Jennifer Lopez’s Turkmenistan Performance Raises Questions
Singer Jennifer Lopez is not the first entertainer to apologize for performing for a political leader with a checkered human rights history, but her appearance singing “Happy Birthday” to the leader of Turkmenistan is bound to raise questions of why show biz figures keep booking such gigs.
On Sunday, her publicist told the Associated Press that she would not have sung to Gurbanguly Berdimuhamedow or even performed in Turkmenistan at all had she known of the human rights record in the country. On its website, Human Rights Watch says that there are “extraordinary levels of repression” in the country.
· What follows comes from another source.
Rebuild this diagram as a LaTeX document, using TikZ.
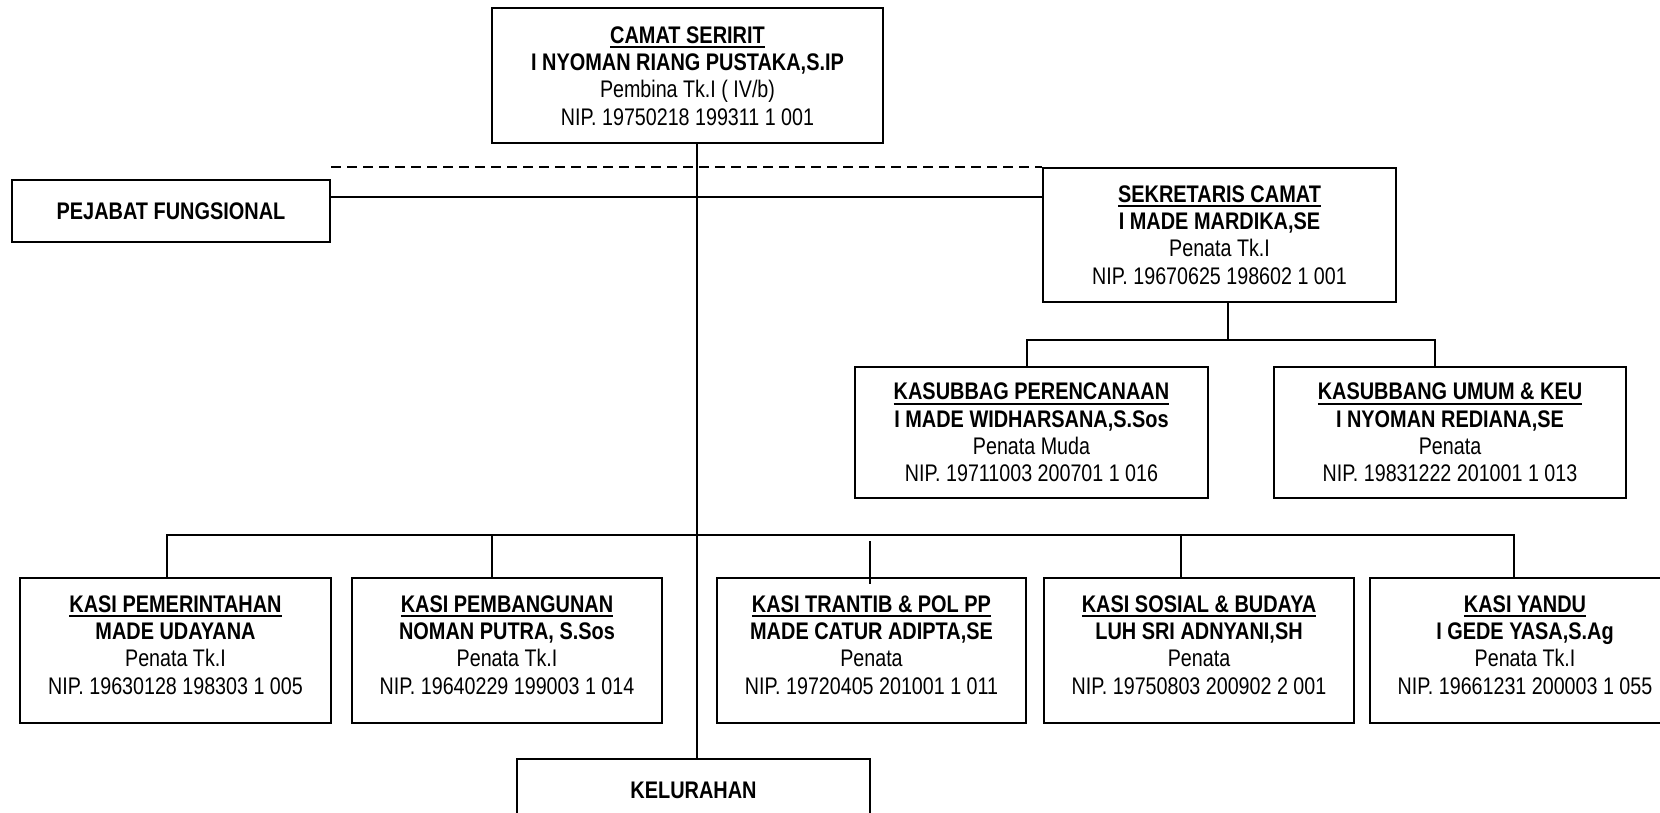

Lopez’s rep also told the AP that the event had been vetted by her staff, and that she was performing at an event hosted by China National Petroleum Corp. for the company’s executives and not for the government or some other political reason. But at the last minute, Lopez’s publicist told the AP, the corporation made the request to sing to the country’s leader, who was present at the event, and she “graciously obliged.”
“Had there been knowledge of human rights issues any kind, Jennifer would not have attended,” the publicist said.
Concert footage has been posted on YouTube, in which Lopez says “we wish you the very happiest birthday” before singing the song.
The incident speaks to the lucrative nature of celebrity personal appearances at corporate and private gigs in other countries, to which they have little connection yet have at times raised questions of naivety or even judgment. In those instances, they risk tarnishing a celebrity’s activism for human rights causes and other philanthropic endeavors. Lopez, for instance, has appeared on behalf of the Children’s Defense Fund, and more recently has promoted the need for improved health care in Panama.
Stars such as Beyonce, Mariah Carey and Nelly Furtado in 2011 expressed embarrassment for having performed for family members of Muammar Gaddafi, just as his regime was cracking down on demonstrations that eventually led to civil war and his downfall. “I feel horrible and embarrassed to have participated in this mess,” Carey said of a private party she performed at for Gaddafi’s sons. “Going forward, this is a lesson for all artists to learn from. We need to be more aware and take more responsibility regardless of who books our shows.”
Hilary Swank apologized later in 2011 after she attended a birthday gathering for the Chechen leader Ramzan Kadyrov, who has been accused of torture and murder, in what became a P.R. debacle. “Shame on me. The bottom line is I should know where I’m going and I should do better research,” she later told Jay Leno on “The Tonight Show.”
In the wake of the incident, Human Rights Watch and the Global Philanthropy Group even launched a confidential verification service for performers to avoid associating themselves at events with repressive regimes.
Other entertainment figures have not been so apologetic, defending associations with controversial regimes. Sean Penn and Danny Glover drew criticism from the right for their visits to Venezuelan leader Hugo Chavez. Earlier month, as Steven Seagal joined a congressional delegation on a trip to Russia and Chechnya, there were questions over whether the action star and the lawmakers had given too much credence to Vladamir Putin and Kadyrov.